Storyboarding for Virtual Reality Training
Many training units are turning towards VR training to achieve better learning effect and optimize expenses in their business units.
What most „immersive“ or Extended Reality training managers are struggling with (including us) is the lack of best practises how to do storyboarding for extended reality learning formats.
What’s storyboarding?
Storyboarding is the „design“ phase where training content creators mix didactic know-how with knowledge and 3D data to produce a „plan“ document, a „blueprint“ referred to as the „storyboard“ that allows the VR/AR creation experts and developers to actually build the immersive training.

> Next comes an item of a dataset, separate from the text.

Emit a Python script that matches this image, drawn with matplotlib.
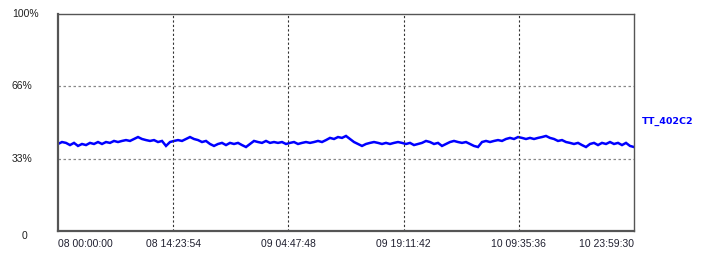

Why is storyboarding a must for VR training creation?
Planning ahead allows to increase the quality of an outcome without creating time & resource losses.
Poorly storyboarded and thought through VR training projects cost a multiple of the planned budget and never finish in time.
This can easily mean 3x the expense and time consumption as optimistically planned.
If you haven’t found your own methods already you should make use of the XR Storyboarding Canvas for Training: It’s free, it’s industry proven and it has been optimized in tons of XR training projects.
How to storyboard
We’ve researched, analyzed and compared different ways how to storyboard VR training creation and will show you WHAT worked for us and WHY.
The perfect storyboard is
- Easy to create
- Easy to work with
- Has maximum instructive value for creation/development
- Derives its form from the function and resources at hand
- Flexible across different projects and use cases
Storyboard 1: The Disney
Walt Disney in the making of Pinocchio | © Disney Family Museum
The original storyboarding process became famous when Walt Disney introduced it as the best practise for internal publications inside his young organization. For the art of creating animated movies, working with highly visual hand sketch animations and short descriptions of the scenes meant gaining a good overview of the overall gestalt of the entire story.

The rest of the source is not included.